SPINE

Monday, March 5, 2012

Modern & Modernist

Teaching Modernist poetry, in the form of T.S. Eliot, can be a tricky task, especially if the classroom is dominated by undergraduates who take "Modernist" to mean "Modern," and then simply the meaning of "Modern" to mean anything that is connected with "moving forward" in a most jejune sense of the term--technology.

Reading a review of a collection of letters by Samuel Beckett this morning tells me that I need to get traction in my explanation of how "Modernist" poetry could be the opposite of what to be "Modern" in the early 21st century signifies to a bunch of people with thinking that is pretty straight-jacketed.

Beckett was an arch-Modernist. He wanted to shear expressions off linguistic excess. He is best known for sparseness of expression, and he felt that sparseness would enable him to hold up for the reader's viewing that which he is really trying to show.

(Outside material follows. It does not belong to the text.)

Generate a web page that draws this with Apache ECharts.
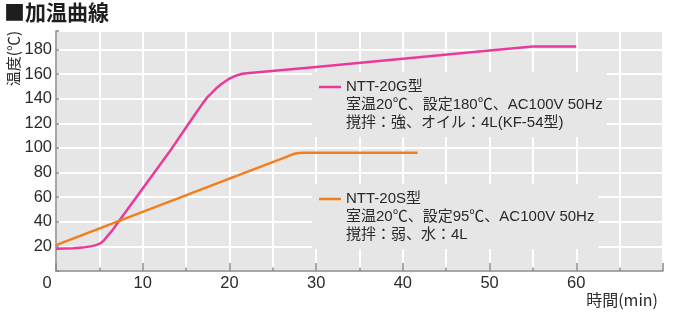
<!DOCTYPE html>
<html><head><meta charset="utf-8">
<script src="https://cdn.jsdelivr.net/npm/echarts@6/dist/echarts.min.js"></script>
<style>html,body{margin:0;padding:0;background:#fff}#c{width:680px;height:320px}</style>
</head><body><div id="c"></div>
<script>
// ---- data ----
const chartTitle = '■加温曲線';
const yAxisName = '温度(℃)';
const xAxisName = '時間(min)';
const xTickLabels = [0, 10, 20, 30, 40, 50, 60];
const yTickLabels = [20, 40, 60, 80, 100, 120, 140, 160, 180];
const seriesNames = ['NTT-20G型', 'NTT-20S型'];
const g20Time = [0, 1, 2, 3, 4, 4.5, 5, 5.5, 6, 6.5, 7, 10, 13, 16, 17, 17.5, 18, 18.5, 19, 19.5, 20, 20.5, 21, 21.5, 22, 30, 40, 50, 55, 60];
const g20Temp = [18, 18.2, 18.5, 19, 20, 20.8, 22, 24.5, 29, 33, 38, 67, 96, 127, 137, 141.5, 145, 148.5, 151.5, 154, 156.3, 158, 159.3, 160.2, 160.6, 165.7, 172.4, 179.1, 182.5, 182.5];
const s20Time = [0, 10, 20, 26.5, 27, 27.5, 28, 28.5, 41.7];
const s20Temp = [21, 48, 75, 92.5, 94, 95.3, 95.9, 96, 96];
const g20Notes = ['室温20℃、設定180℃、AC100V 50Hz', '撹拌：強、オイル：4L(KF-54型)'];
const s20Notes = ['室温20℃、設定95℃、AC100V 50Hz', '撹拌：弱、水：4L'];

// ---- styles ----
const PINK = '#e93a9b';
const ORANGE = '#f07f1f';
const FONT = "'Liberation Sans', 'Noto Sans CJK JP', sans-serif";
const CJK = "'Noto Sans CJK JP', sans-serif";
const TXT = '#2a2a2a';
const AXIS = '#8a8a8a';

const zip = (a, b) => a.map((v, i) => [v, b[i]]);
const notes = {};
notes[seriesNames[0]] = g20Notes;
notes[seriesNames[1]] = s20Notes;

function legendRich(color) {
  return {
    m: { width: 22, height: 2.5, backgroundColor: color, lineHeight: 18 },
    h: { fontFamily: FONT, fontSize: 15, lineHeight: 18, color: TXT, padding: [0, 0, 0, 5] },
    b: { fontFamily: FONT, fontSize: 15, lineHeight: 18, color: TXT, padding: [0, 0, 0, 27] }
  };
}
function legendFormatter(name) {
  return '{m| }{h|' + name + '}\n' + notes[name].map(t => '{b|' + t + '}').join('\n');
}
function makeLegend(name, color, top) {
  return {
    data: [name], left: 312, top: top, orient: 'vertical',
    itemWidth: 0, itemHeight: 0, selectedMode: false,
    backgroundColor: '#e6e6e6', padding: [6, 4, 5, 1],
    formatter: legendFormatter,
    textStyle: { fontFamily: FONT, fontSize: 15, lineHeight: 18, color: TXT, rich: legendRich(color) }
  };
}

const chart = echarts.init(document.getElementById('c'), null, { renderer: 'canvas' });
chart.setOption({
  animation: false,
  graphic: [
    { type: 'text', left: 4, top: 2, style: { text: chartTitle, font: 'bold 21px ' + CJK, fill: '#1e1e1e' } },
    { type: 'text', x: 13, y: 31, rotation: Math.PI / 2,
      style: { text: yAxisName, font: '15px ' + CJK, fill: TXT, align: 'right', verticalAlign: 'middle' } }
  ],
  grid: { left: 56, right: 17, top: 31, bottom: 49, show: true, backgroundColor: '#e6e6e6', borderWidth: 0, outerBoundsMode: 'none' },
  legend: [makeLegend(seriesNames[0], PINK, 72), makeLegend(seriesNames[1], ORANGE, 184)],
  xAxis: {
    type: 'value', min: 0, max: 70, interval: 10,
    name: xAxisName, nameLocation: 'end', nameGap: -5,
    nameTextStyle: { fontFamily: CJK, fontSize: 16, color: TXT, align: 'right', verticalAlign: 'top', padding: [21, 0, 0, 0] },
    axisLine: { lineStyle: { color: AXIS, width: 1.5 } },
    axisTick: { inside: true, length: 8, lineStyle: { color: AXIS, width: 1.5 } },
    minorTick: { show: true, splitNumber: 2, length: 3.5, lineStyle: { color: AXIS, width: 1.5 } },
    splitLine: { show: true, lineStyle: { color: '#ffffff', width: 2 } },
    minorSplitLine: { show: true, lineStyle: { color: '#ffffff', width: 2 } },
    axisLabel: {
      margin: 4, fontFamily: FONT, fontSize: 16.5, color: TXT,
      formatter: v => v === 0 ? '{z|0}' : (xTickLabels.includes(v) ? String(v) : ''),
      rich: { z: { fontFamily: FONT, fontSize: 16.5, color: TXT, padding: [0, 18, 0, 0] } }
    }
  },
  yAxis: {
    type: 'value', min: 0, max: 195, interval: 20,
    axisLine: { show: true, lineStyle: { color: AXIS, width: 1.5 } },
    axisTick: { show: true, inside: true, length: 3, lineStyle: { color: AXIS, width: 1.5 } },
    splitLine: { show: true, lineStyle: { color: '#ffffff', width: 2 } },
    axisLabel: {
      margin: 4, fontFamily: FONT, fontSize: 16.5, color: TXT,
      formatter: v => yTickLabels.includes(v) ? String(v) : ''
    }
  },
  series: [
    { name: seriesNames[0], type: 'line', data: zip(g20Time, g20Temp), showSymbol: false, symbol: 'none',
      smooth: false, lineStyle: { color: PINK, width: 2.5, join: 'round' }, itemStyle: { color: PINK } },
    { name: seriesNames[1], type: 'line', data: zip(s20Time, s20Temp), showSymbol: false, symbol: 'none',
      smooth: false, lineStyle: { color: ORANGE, width: 2.5, join: 'round' }, itemStyle: { color: ORANGE } }
  ]
});
</script></body></html>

Language can diffuse the picture of what one tries to show, or language can cloud our vision of the "nothingness" that Beckett felt ultimately lay behind language.

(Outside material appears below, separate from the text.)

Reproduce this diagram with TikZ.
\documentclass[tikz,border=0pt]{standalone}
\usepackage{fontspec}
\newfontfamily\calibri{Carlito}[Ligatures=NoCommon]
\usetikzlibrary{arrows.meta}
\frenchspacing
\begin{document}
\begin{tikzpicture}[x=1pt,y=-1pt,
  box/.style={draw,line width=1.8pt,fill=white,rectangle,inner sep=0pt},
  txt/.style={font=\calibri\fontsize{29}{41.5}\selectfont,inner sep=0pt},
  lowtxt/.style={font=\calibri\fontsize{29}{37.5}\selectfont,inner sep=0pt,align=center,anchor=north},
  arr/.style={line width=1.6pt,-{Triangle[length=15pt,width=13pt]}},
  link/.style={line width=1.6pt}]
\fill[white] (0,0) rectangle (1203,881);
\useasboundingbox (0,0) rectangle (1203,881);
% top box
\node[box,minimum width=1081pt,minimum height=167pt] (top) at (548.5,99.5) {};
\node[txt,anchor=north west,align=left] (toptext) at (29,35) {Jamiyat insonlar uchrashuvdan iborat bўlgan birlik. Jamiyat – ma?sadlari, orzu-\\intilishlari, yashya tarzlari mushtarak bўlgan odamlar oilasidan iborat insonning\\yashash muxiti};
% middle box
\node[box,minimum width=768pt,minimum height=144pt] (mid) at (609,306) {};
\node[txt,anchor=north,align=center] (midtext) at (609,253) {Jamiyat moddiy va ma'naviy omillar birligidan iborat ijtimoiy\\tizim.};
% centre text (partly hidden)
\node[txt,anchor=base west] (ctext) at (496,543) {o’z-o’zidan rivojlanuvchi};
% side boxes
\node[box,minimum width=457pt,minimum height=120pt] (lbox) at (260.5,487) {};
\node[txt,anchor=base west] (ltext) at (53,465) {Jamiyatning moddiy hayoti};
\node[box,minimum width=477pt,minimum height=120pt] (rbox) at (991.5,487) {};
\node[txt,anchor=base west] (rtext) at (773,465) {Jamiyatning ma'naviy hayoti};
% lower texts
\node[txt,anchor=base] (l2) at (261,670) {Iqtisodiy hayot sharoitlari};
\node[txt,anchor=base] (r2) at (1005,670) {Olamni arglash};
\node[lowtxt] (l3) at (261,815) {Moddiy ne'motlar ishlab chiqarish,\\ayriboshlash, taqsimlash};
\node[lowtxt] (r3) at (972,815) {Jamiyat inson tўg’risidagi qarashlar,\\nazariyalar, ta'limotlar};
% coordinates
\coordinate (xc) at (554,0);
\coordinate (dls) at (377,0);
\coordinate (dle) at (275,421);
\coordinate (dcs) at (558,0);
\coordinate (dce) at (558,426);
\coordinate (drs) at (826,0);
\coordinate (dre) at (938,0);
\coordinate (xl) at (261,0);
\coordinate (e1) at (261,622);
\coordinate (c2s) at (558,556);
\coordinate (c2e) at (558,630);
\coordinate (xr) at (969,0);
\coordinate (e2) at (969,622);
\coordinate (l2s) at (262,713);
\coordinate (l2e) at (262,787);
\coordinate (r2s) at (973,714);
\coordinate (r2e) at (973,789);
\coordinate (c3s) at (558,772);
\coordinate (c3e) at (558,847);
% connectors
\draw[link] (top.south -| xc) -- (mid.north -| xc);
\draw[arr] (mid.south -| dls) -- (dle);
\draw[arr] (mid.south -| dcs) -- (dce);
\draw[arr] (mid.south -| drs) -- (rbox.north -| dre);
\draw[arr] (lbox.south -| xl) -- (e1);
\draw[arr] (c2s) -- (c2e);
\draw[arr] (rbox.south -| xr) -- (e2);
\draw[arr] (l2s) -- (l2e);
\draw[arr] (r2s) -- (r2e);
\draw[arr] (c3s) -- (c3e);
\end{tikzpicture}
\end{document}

Here is a sample of that linguistic bareness: 

Hand in hand with equal plod they go. In the free hands—no. Free empty hands. Backs turned both bowed with equal plod they go. The child hand raised to reach the holding hand. Hold the old holding hand. Hold and be held. Plod on and never recede. Slowly with never a pause plod on and never recede. Backs turned. Both bowed. Joined by held holding hands. Plod on as one. One shade. Another shade.

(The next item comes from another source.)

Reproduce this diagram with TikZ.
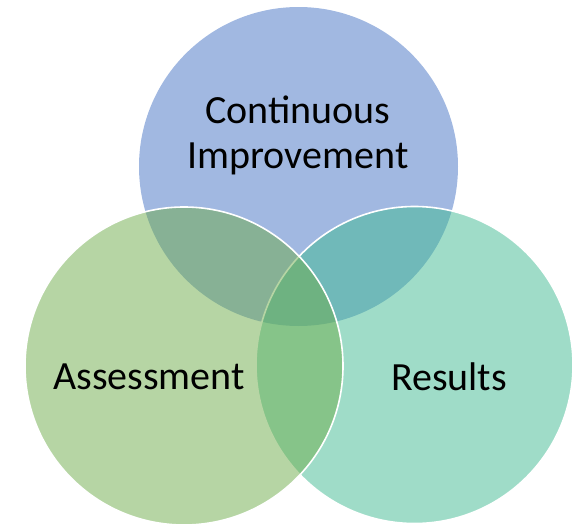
\documentclass[tikz,border=0pt]{standalone}
\usepackage{fontspec}
\setmainfont{Carlito}
\definecolor{cblue}{RGB}{68,114,196}
\definecolor{cgreen}{RGB}{110,172,74}
\definecolor{cteal}{RGB}{64,186,146}
\tikzset{
  venn/.style={fill opacity=0.5},
  vennline/.style={draw=white, line width=1.6pt},
  lbl/.style={font=\fontsize{40}{44}\selectfont, text=black, align=center, inner sep=0pt}
}
\begin{document}
\begin{tikzpicture}[x=1pt,y=-1pt]
\useasboundingbox (0,0) rectangle (574,525);
\path[venn, fill=cblue] (298.5,166.5) circle[radius=159.5];
\path[venn, vennline, fill=cteal] (414.5,365) circle[radius=158.5];
\path[venn, vennline, fill=cgreen] (184,366) circle[radius=159];
\node[lbl] (ci) at (298,135) {Continuous\\[1pt]Improvement};
\node[lbl] (as) at (149,377) {Assessment};
\node[lbl] (re) at (449,377) {Results};
\end{tikzpicture}
\end{document}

Beckett is establishing his Modernist stance here: Trying to express/represent that we see almost everyday and hold in our memories--the scene of an oldster holding the hand of a child and moving.

The linguistic bareness upholds the motion. We see the two walk.

The Modernists like Beckett thought the middle class wanted too many words behind which they conveniently incubate in their complacency. The aim of the Modernists were to jolt, amaze and shock the middle-class out of their complacent thinking of what it means to be modern.

T.S. Eliot might have wanted to do the same: unhinge the bourgeoisie's settled ways of thinking. I'm not sure technology by itself can do that. Where communicating ideas are concerned, technology, I feel, can cast the already nonsensical verbiage that is spewed in the name of "expression" every day (especially on the Internet), in a further sheen of mental staidness. 

Modernism can help us understand where we confuse words and meanings.